The Madras High Court, on Friday, dismissed civil appeals filed by mobile app companies challenging a prior single-judge bench’s decision that upheld Google’s new user choice billing system. The contentious issue revolves around the service fees imposed on startups utilizing Google Play to feature their Android applications, and offering digital goods or services to users.
The division bench, comprising Chief Judge SV Gangapurwala and Judge PD Audikesavalu, not only upheld the single-judge bench’s ruling but also rejected a cross-appeal filed by Google, reported Lawbeat. However, recognizing the potential impact on mobile app owners, the court extended interim protection from app delisting on the Google Play store for an additional three weeks. This extension allows app owners the opportunity to pursue appeals before the Supreme Court, if necessary.
The crux of the matter lies in the enforcement of Google’s Play Billing System (GPBS), which became mandatory in 2020 for handling payments related to the download of paid apps and In-App Purchases. Indian startups argued that, in response to a Competition Commission of India (CCI) order issued on October 25, 2022, instructing Google to refrain from restricting app developers to third-party billing, Google introduced the “Alternative Billing System/User Choice Billing” alongside GPBS.

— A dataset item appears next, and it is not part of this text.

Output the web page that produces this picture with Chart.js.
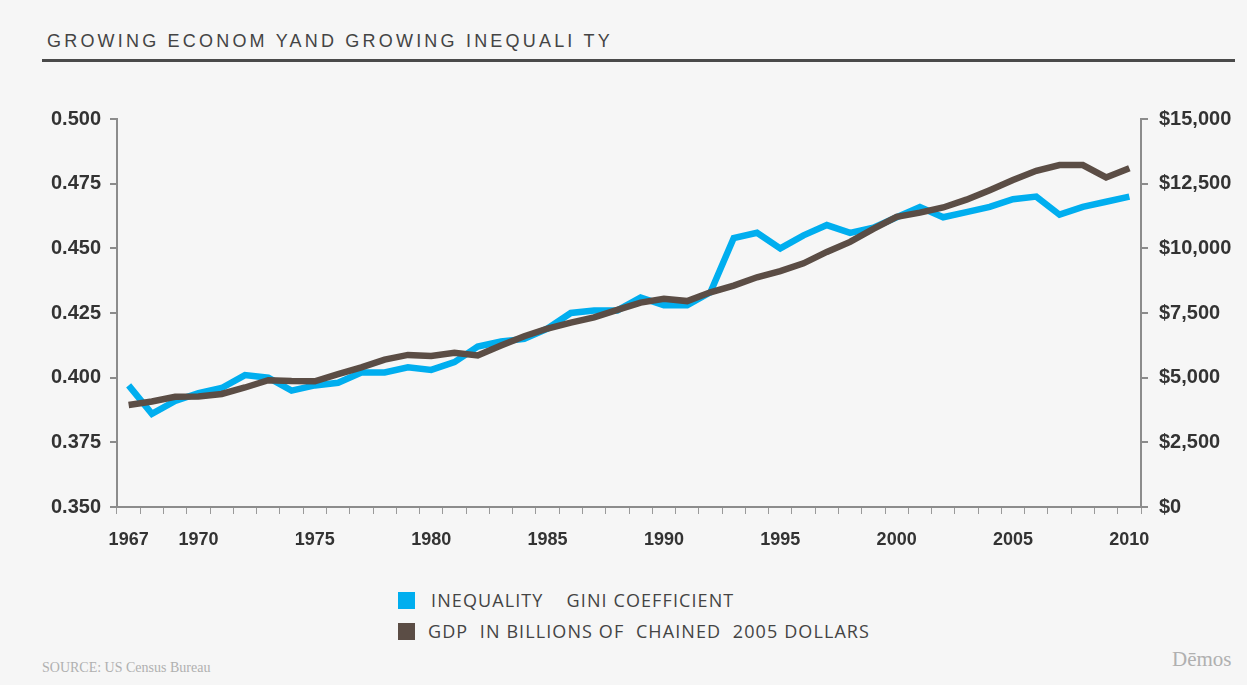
<!DOCTYPE html>
<html>
<head>
<meta charset="utf-8">
<script src="https://cdn.jsdelivr.net/npm/chart.js@4/dist/chart.umd.min.js"></script>
<style>
  html, body { margin: 0; padding: 0; background: #f6f6f6; }
  body { width: 1247px; height: 685px; position: relative; overflow: hidden; font-family: "Liberation Sans", Arial, sans-serif; }
  .title { position: absolute; left: 47px; top: 31px; font-size: 18px; letter-spacing: 3.2px; color: #444; white-space: pre; }
  .rule { position: absolute; left: 42px; top: 59px; width: 1193px; height: 3px; background: #4a4a4a; }
  .chart-box { position: absolute; left: 0; top: 96px; width: 1247px; height: 464px; }
  .legend { position: absolute; left: 398px; top: 588px; font-family: "Open Sans", "Noto Sans", sans-serif; font-size: 18px; letter-spacing: 1.1px; color: #444; }
  .legend div { height: 31px; line-height: 24px; white-space: pre; position: relative; }
  .legend span.sw { position: absolute; left: 0; top: 4px; width: 17px; height: 17px; }
  .source { position: absolute; left: 42px; top: 660px; font-family: "Liberation Serif", serif; font-size: 14px; color: #b0b0b0; }
  .logo { position: absolute; left: 1172px; top: 647px; font-family: "Liberation Serif", serif; font-size: 21px; color: #b0b0b0; }
</style>
</head>
<body>
<div class="title">GROWING ECONOM YAND GROWING INEQUALI TY</div>
<div class="rule"></div>
<div class="chart-box"><canvas id="chart"></canvas></div>
<div class="legend">
  <div><span class="sw" style="background:#00aeef"></span><span style="margin-left:33px">INEQUALITY    GINI COEFFICIENT</span></div>
  <div><span class="sw" style="background:#5b4d45"></span><span style="margin-left:30px">GDP  IN BILLIONS OF  CHAINED  2005 DOLLARS</span></div>
</div>
<div class="source">SOURCE: US Census Bureau</div>
<div class="logo">Dēmos</div>
<script>
const years = ['1967','1968','1969','1970','1971','1972','1973','1974','1975','1976','1977','1978','1979','1980','1981','1982','1983','1984','1985','1986','1987','1988','1989','1990','1991','1992','1993','1994','1995','1996','1997','1998','1999','2000','2001','2002','2003','2004','2005','2006','2007','2008','2009','2010'];
const shownYears = ['1967','1970','1975','1980','1985','1990','1995','2000','2005','2010'];
const gini = [0.397,0.386,0.391,0.394,0.396,0.401,0.400,0.395,0.397,0.398,0.402,0.402,0.404,0.403,0.406,0.412,0.414,0.415,0.419,0.425,0.426,0.426,0.431,0.428,0.428,0.433,0.454,0.456,0.450,0.455,0.459,0.456,0.458,0.462,0.466,0.462,0.464,0.466,0.469,0.470,0.463,0.466,0.468,0.470];
const gdp = [3940,4080,4260,4270,4370,4620,4900,4870,4860,5140,5400,5700,5880,5840,5960,5860,6240,6600,6900,7130,7330,7620,7900,8050,7960,8300,8560,8880,9120,9420,9860,10250,10750,11220,11380,11580,11880,12250,12640,13000,13220,13220,12740,13100];
const giniTicks = { min: 0.35, max: 0.5, step: 0.025 };
const gdpTicks = { min: 0, max: 15000, step: 2500 };

const axisColor = '#8c8c8c';
const labelFont = { family: '"Liberation Sans", Arial, sans-serif', size: 20, weight: 'bold' };

new Chart(document.getElementById('chart'), {
    type: 'line',
    data: {
        labels: years,
        datasets: [
            { label: 'GDP in billions of chained 2005 dollars', data: gdp, yAxisID: 'y1', borderColor: '#5b4d45', borderWidth: 6.5, pointRadius: 0, tension: 0 },
            { label: 'Inequality Gini coefficient', data: gini, yAxisID: 'y', borderColor: '#00aeef', borderWidth: 6.5, pointRadius: 0, tension: 0 }
        ]
    },
    options: {
        responsive: true,
        maintainAspectRatio: false,
        animation: false,
        layout: { padding: { top: 14 } },
        plugins: { legend: { display: false }, tooltip: { enabled: false } },
        scales: {
            x: {
                offset: true,
                grid: { offset: true, drawOnChartArea: false, tickLength: 7, color: '#9a9a9a' },
                border: { color: axisColor, width: 2 },
                ticks: {
                    autoSkip: false, maxRotation: 0, padding: 15, color: '#333',
                    font: { family: '"Liberation Sans", Arial, sans-serif', size: 18, weight: 'bold' },
                    callback: (v, i) => shownYears.includes(years[i]) ? years[i] : ''
                },
                afterFit: (s) => { s.height = 53; }
            },
            y: {
                position: 'left', min: giniTicks.min, max: giniTicks.max,
                grid: { drawOnChartArea: false, tickLength: 7, color: axisColor, lineWidth: 2 },
                border: { color: axisColor, width: 2 },
                ticks: { stepSize: giniTicks.step, padding: 9, color: '#333', font: labelFont, callback: (v) => v.toFixed(3) },
                afterFit: (s) => { s.width = 117; }
            },
            y1: {
                position: 'right', min: gdpTicks.min, max: gdpTicks.max,
                grid: { drawOnChartArea: false, tickLength: 7, color: axisColor, lineWidth: 2 },
                border: { color: axisColor, width: 2 },
                ticks: { stepSize: gdpTicks.step, padding: 11, color: '#333', font: labelFont, callback: (v) => '$' + v.toLocaleString('en-US') },
                afterFit: (s) => { s.width = 106; }
            }
        }
    }
});
</script>
</body>
</html>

The startups alleged that Google, leveraging its monopoly in the Android market, was forcing app developers to comply with its payment policy. Despite these claims, the single-judge bench, in August of the previous year, ruled that the jurisdiction for the matter rested with the CCI. The judge also emphasized that remedies available under the Competition Act were more comprehensive than those offered in a civil court.
Undeterred by the single-judge bench’s decision, mobile app companies initiated appeals against it. The recent ruling by the division bench at the Madras High Court not only upholds Google’s innovative billing system but also underscores the jurisdictional importance of the Competition Commission of India in addressing such matters. The three-week reprieve granted to app owners offers a window for further legal recourse before the Supreme Court, signalling a continued legal tussle between app developers and tech giants over billing practices.